In her National Book Award-winning verse autobiography, Brown Girl Dreaming, Jacqueline Woodson writes that she was a slow reader, an exasperating student who sometimes missed the point of a teacher’s lesson. Yet by age 7, Woodson knew that she wanted to be a writer.
Those two facts seem contradictory but in fact anchor her writing practice, Woodson told educators, students and fans during the Cubberley Lecture on May 23 at Stanford Graduate School of Education (GSE).
“You have to read slowly in order to be a writer,” she said. “You learn to listen to the silences and to the unsaid things.”
Woodson is cherished in the world of young-adult literature for telling the untold stories of diverse American lives with generosity, tenderness and hope. The protagonists of her more than two dozen books live in foster homes (Locomotion); cope with orphanhood (Miracle’s Boys) and racial isolation (Feathers, Maizon at Blue Hill); drift amid the diaspora created by Hurricane Katrina (Beneath a Meth Moon); and seek ways to proclaim their identity in a world that punishes African-Americans for speaking boldly (After Tupac and D Foster).
Often, they learn, like Woodson herself, to find strength in creative endeavor – through reading, writing or making visual art. Always, they learn – and teach – how to care for themselves and each other.
“I wanted kids to have stories in the world that reflected their lives,” Woodson said.
Musing on the common observation that children’s books function as “mirrors and windows and sliding-glass doors,” she recalled that “I grew up with a lot of windows into white culture. And not very many mirrors.
“That’s one of the things teachers do for us: They see us. Brilliance is passion recognized,” she said. “For some of us the passion gets shaped into the brilliance. And some of us never get seen.”
Woodson’s family was part of the Great Migration of early and mid-20th century black America, moving from the South to Ohio and, after her parents’ separation, temporarily back again. The family worked hard to maintain stability and order, and what Woodson called “the post-traumatic stress disorder of Jim Crow” rendered many tales too difficult for her elders to tell.
“My uncle was incarcerated. It was a very shameful thing,” Woodson said. “We said [such people] ‘moved upstate.’ We knew brothers and cousins and uncles were ‘moving upstate’ long before we started hearing about mass incarceration.
“I had spent a lot of my childhood not having a book that was a mirror,” she said. “I grew up thinking I was one of very few people who had someone in prison.”
Such experiences and feelings inform Woodson’s books, even when the characters are not explicitly autobiographical.
“One thing you learn about writing for young people is there has to be hope somewhere,” she said. “There doesn’t have to be a happy ending, but they have to close the book and feel hopeful.”

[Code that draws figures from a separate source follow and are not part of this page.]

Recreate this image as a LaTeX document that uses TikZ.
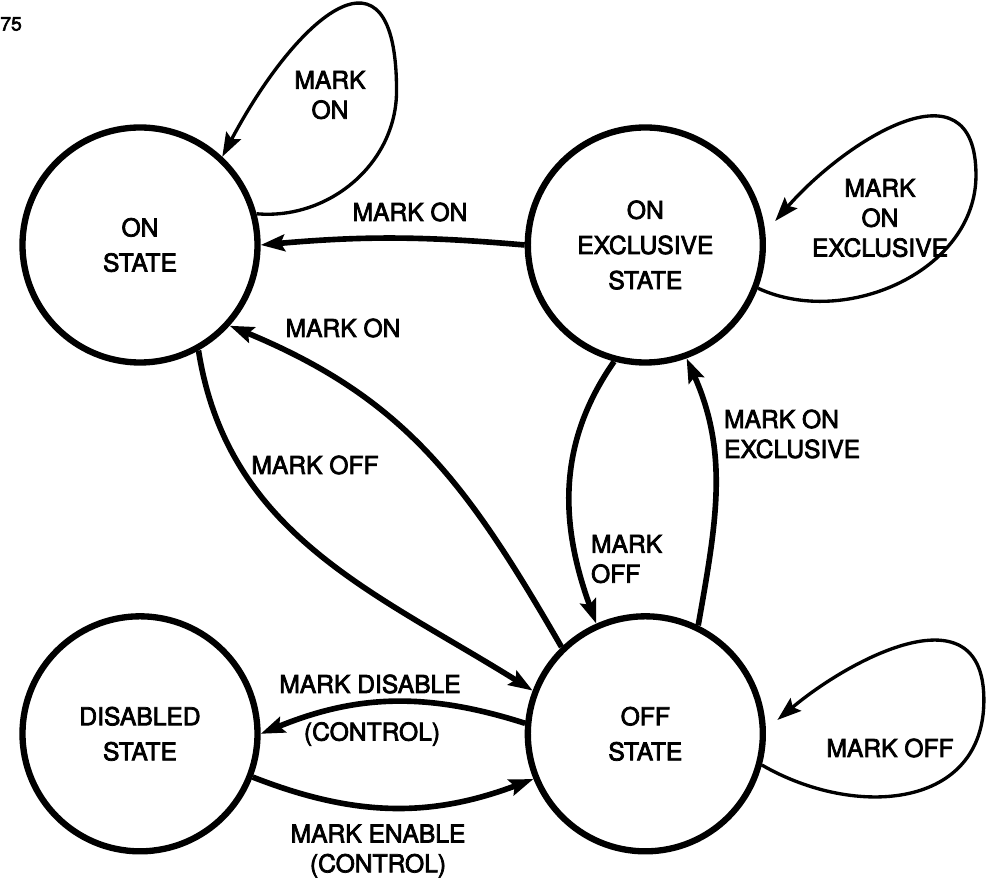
\documentclass[tikz,border=0pt]{standalone}
\usepackage{fontspec}
\setmainfont{TeX Gyre Heros}[FakeBold=3]
\usetikzlibrary{positioning, arrows.meta}

\begin{document}
\begin{tikzpicture}[
            font=\fontsize{14}{17}\selectfont,
            >={Stealth[length=4.8mm, width=3.3mm, inset=0.8mm]},
            node distance=4.95cm and 5.28cm,
            statecirc/.style={circle, draw, line width=3.6pt, minimum size=4.7cm, align=center, font=\fontsize{14}{20}\selectfont},
            arrow/.style={->, line width=3.2pt},
            loopline/.style={->, line width=1.9pt},
            lbl/.style={inner sep=1pt, align=center}
        ]
        \useasboundingbox (-2.8,4.9) rectangle (17.06,-12.72);
        \node[statecirc] (on) {ON\\STATE};
        \node[statecirc, right=of on] (onex) {ON\\EXCLUSIVE\\STATE};
        \node[statecirc, below=of on] (dis) {DISABLED\\STATE};
        \node[statecirc, below=of onex] (off) {OFF\\STATE};
        % self loops
        \draw[loopline] (on.15) to[out=-5, in=-90] ++(2.8,2.46) to[out=90, in=62, looseness=2.2] (on.47);
        \draw[loopline, shorten >=3mm] (onex.-21) to[out=-25, in=-90] ++(4.36,2.26) to[out=90, in=49, looseness=1.4] (onex.6);
        \draw[loopline, shorten >=3mm] (off.-15) to[out=-30, in=-90, looseness=1.2] ++(4.44,1.3) to[out=90, in=40, looseness=1.3] (off.2);
        % transitions
        \draw[arrow] (onex.180) to[bend right=5] (on.0);
        \draw[arrow] (off.134) to[out=120, in=-22.5, looseness=1.05] (on.-42);
        \draw[arrow] (on.-61) to[out=-81, in=148] (off.159);
        \draw[arrow] (onex.-105) to[out=-125, in=110] (off.114);
        \draw[arrow] (off.64) to[out=80, in=-66] (onex.-70);
        \draw[arrow] (off.175) to[bend right=20] (dis.0);
        \draw[arrow] (dis.-21) to[bend right=21] (off.-158);
        % labels
        \node[inner sep=0pt, anchor=west, font=\fontsize{11}{13}\selectfont] (pageno) at (-2.8,4.42) {75};
        \node[lbl] (l-onloop) at (3.8,3.0) {MARK\\ON};
        \node[lbl] (l-onex-on) at (5.4,0.66) {MARK ON};
        \node[lbl] (l-off-on) at (4.06,-1.66) {MARK ON};
        \node[lbl] (l-on-off) at (3.5,-4.4) {MARK OFF};
        \node[lbl] (l-onexloop) at (14.8,0.54) {MARK\\ON\\EXCLUSIVE};
        \node[lbl, align=left, anchor=west] (l-off-onex) at (11.64,-3.78) {MARK ON\\EXCLUSIVE};
        \node[lbl, align=left, anchor=west] (l-onex-off) at (8.98,-6.28) {MARK\\OFF};
        \node[lbl] (l-disable) at (4.6,-8.78) {MARK DISABLE};
        \node[lbl] (l-disable2) at (4.64,-9.78) {(CONTROL)};
        \node[lbl] (l-enable) at (4.76,-12.12) {MARK ENABLE\\(CONTROL)};
        \node[lbl] (l-offloop) at (15.0,-10.06) {MARK OFF};
\end{tikzpicture}
\end{document}
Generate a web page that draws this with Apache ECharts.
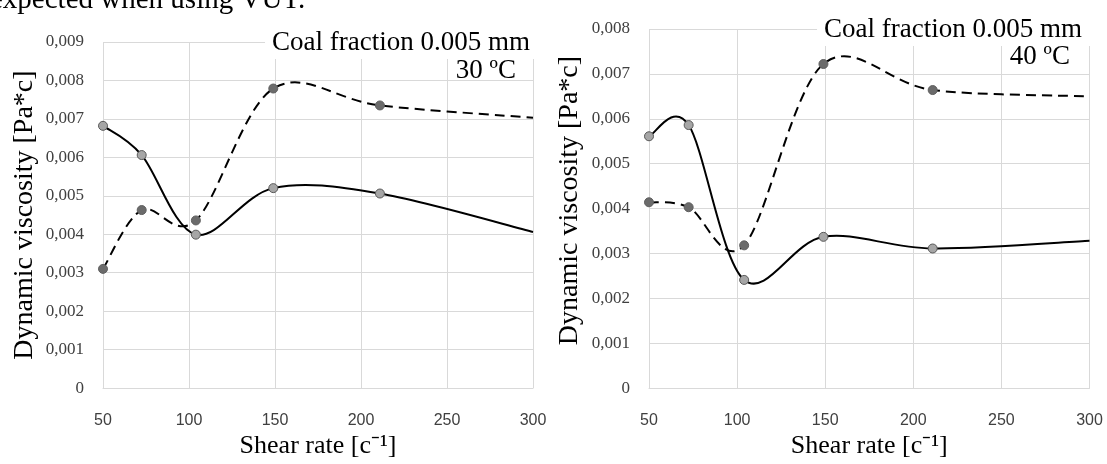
<!DOCTYPE html>
<html>
<head>
<meta charset="utf-8">
<script src="https://cdn.jsdelivr.net/npm/echarts@6/dist/echarts.min.js"></script>
<style>
html,body{margin:0;padding:0;background:#fff;}
#chart{width:1107px;height:464px;}
</style>
</head>
<body>
<div id="chart"></div>
<script>
// ---- data ----
const shearRate = [50, 72.5, 104, 149, 211, 300];
const visc30Solid  = [0.00682, 0.00606, 0.00399, 0.00520, 0.00506, 0.00406];
const visc30Dashed = [0.00310, 0.00463, 0.00436, 0.00779, 0.00735, 0.00703];
const visc40Solid  = [0.00561, 0.00586, 0.00241, 0.00337, 0.00311, 0.00328];
const visc40Dashed = [0.00414, 0.00403, 0.00318, 0.00722, 0.00664, 0.00650];
const markerCount = 5; // last point (axis end) carries no marker
const xTicks = [50, 100, 150, 200, 250, 300];
const yMax30 = 0.009, yMax40 = 0.008;
const titleText = 'Coal fraction 0.005 mm';
const temp30 = '30 ºC', temp40 = '40 ºC';
const yName = 'Dynamic viscosity [Pa*c]';
const xName = 'Shear rate [c⁻¹]';
const topText = 'expected when using VUT.';

const SERIF = '"Liberation Serif","Times New Roman",serif';
const SANS = '"Liberation Sans",Arial,sans-serif';
const GRID = '#d9d9d9';

function pairs(ys) { return shearRate.map((x, i) => [x, ys[i]]); }

// smooth spline (Catmull-Rom style, like spreadsheet smoothed lines) drawn in pixel space
function splinePath(P, t) {
  let d = 'M' + P[0][0] + ',' + P[0][1];
  for (let i = 0; i < P.length - 1; i++) {
    const p0 = P[i - 1] || P[i], p1 = P[i], p2 = P[i + 1], p3 = P[i + 2] || P[i + 1];
    const c1x = p1[0] + (p2[0] - p0[0]) * t, c1y = p1[1] + (p2[1] - p0[1]) * t;
    const c2x = p2[0] - (p3[0] - p1[0]) * t, c2y = p2[1] - (p3[1] - p1[1]) * t;
    d += ' C' + c1x + ',' + c1y + ' ' + c2x + ',' + c2y + ' ' + p2[0] + ',' + p2[1];
  }
  return d;
}

function xAxisCfg(idx) {
  return {
    type: 'value', gridIndex: idx, min: xTicks[0], max: xTicks[xTicks.length - 1], interval: 50,
    axisLine: { show: true, lineStyle: { color: GRID, width: 1 } },
    axisTick: { show: false },
    splitLine: { show: true, lineStyle: { color: GRID, width: 1 } },
    axisLabel: { color: '#404040', fontFamily: SANS, fontSize: 16, margin: 24 },
    name: xName, nameLocation: 'middle', nameGap: 39,
    nameTextStyle: { color: '#000', fontFamily: SERIF, fontSize: 26 }
  };
}
function yAxisCfg(idx, max, gap, shift) {
  return {
    type: 'value', gridIndex: idx, min: 0, max: max, interval: 0.001,
    axisLine: { show: false }, axisTick: { show: false },
    splitLine: { show: true, lineStyle: { color: GRID, width: 1 } },
    axisLabel: {
      color: '#404040', fontFamily: SERIF, fontSize: 17, margin: 19,
      formatter: v => (Math.abs(v) < 1e-9 ? '0' : v.toFixed(3).replace('.', ','))
    },
    name: yName, nameLocation: 'middle', nameGap: gap,
    nameTextStyle: { color: '#000', fontFamily: SERIF, fontSize: 28, padding: [0, 0, 0, shift] }
  };
}
function curve(idx, ys, dash) {
  const data = pairs(ys);
  return {
    type: 'custom', xAxisIndex: idx, yAxisIndex: idx, data: data, z: 2, silent: true,
    encode: { x: 0, y: 1 },
    renderItem: function (params, api) {
      if (params.dataIndex !== 0) return null;
      const P = data.map(p => api.coord(p));
      return {
        type: 'path',
        shape: { pathData: splinePath(P, 1 / 6) },
        style: { fill: 'none', stroke: '#000', lineWidth: 2, lineDash: dash ? [10, 6] : null }
      };
    }
  };
}
function markers(idx, ys, dashed) {
  return {
    type: 'scatter', xAxisIndex: idx, yAxisIndex: idx, z: 4,
    data: pairs(ys).slice(0, markerCount),
    symbol: 'circle', symbolSize: 9,
    itemStyle: dashed
      ? { color: '#6b6b6b', borderColor: '#5f5f5f', borderWidth: 1, opacity: 1 }
      : { color: '#a6a6a6', borderColor: '#595959', borderWidth: 1, opacity: 1 }
  };
}

const titleStyle = { fontFamily: SERIF, fontSize: 27, fontWeight: 'normal', color: '#000', lineHeight: 30 };
const chart = echarts.init(document.getElementById('chart'), null, { renderer: 'canvas' });
chart.setOption({
  animation: false,
  backgroundColor: '#fff',
  grid: [
    { left: 103, right: 574, top: 42, bottom: 64 },
    { left: 649, right: 17.5, top: 29, bottom: 63 }
  ],
  xAxis: [xAxisCfg(0), xAxisCfg(1)],
  yAxis: [yAxisCfg(0, yMax30, 64, 0), yAxisCfg(1, yMax40, 65, 16)],
  title: [
    { text: titleText, right: 571, top: 27, padding: [1, 6, 1, 7], backgroundColor: '#fff', textStyle: titleStyle },
    { text: temp30, right: 591, top: 56, padding: 0, textStyle: titleStyle },
    { text: titleText, right: 17, top: 14, padding: [1, 8, 1, 7], backgroundColor: '#fff', textStyle: titleStyle },
    { text: temp40, right: 37, top: 42, padding: 0, textStyle: titleStyle }
  ],
  graphic: [
    { type: 'text', left: -10, top: -14, z: 10,
      style: { text: topText, fontFamily: SERIF, fontSize: 29, fill: '#000' } }
  ],
  series: [
    curve(0, visc30Solid, false), curve(0, visc30Dashed, true),
    markers(0, visc30Solid, false), markers(0, visc30Dashed, true),
    curve(1, visc40Solid, false), curve(1, visc40Dashed, true),
    markers(1, visc40Solid, false), markers(1, visc40Dashed, true)
  ]
});
</script>
</body>
</html>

Jennifer Wolf, a senior lecturer at the GSE who studies the role of literature and the arts in learning, praised Woodson for “reminding us of the importance of using literature to make a better world.
“Reading is really good for us as human beings,” Wolf said. “Some of the most recent research is focused on the benefits of pleasure reading. How do you teach pleasure reading? Young-adult literature has that all taken care of. Its whole purpose is to have young people read pleasurably.”
The Cubberley Lecture, established in 1938 to highlight critical issues in education, included a discussion moderated by Stanford Professor Harry Elam, senior vice provost for education, vice president for the arts and vice provost for undergraduate education. Students in the GSE received copies of Brown Girl Dreaming, and the audience included students in Wolf’s Education 111: The Young Adult Novel.
Dean Dan Schwartz introduced event – part of a year of programming around the school’s 100th anniversary. The Heising-Simons foundation co-sponsored.
In a question-and-answer period, Woodson gave thoughtful tips to the many aspiring authors in the room, who ranged from retired Superior Court Judge LaDoris Cordell, former assistant dean of Stanford Law School, to kids including 8-year-old Auden Jones of Menlo Park.
“Start from the beginning,” Woodson advised Cordell. “Living comes in small moments. Memory is these small moments with all this white space around it. You don’t remember your life as a narrative. Try to write one small moment a day.”
The portions of Brown Girl Dreaming that are written in haiku are actually writing lessons, Woodson said. They speak to the importance of detail, of silences and of inviting the reader’s active participation.
For Jones, Brown Girl Dreaming’s poetry is part of its appeal.
“It’s not a listing,” Jones said. “And it’s not just happy things, but things that kind of change the story into something else.”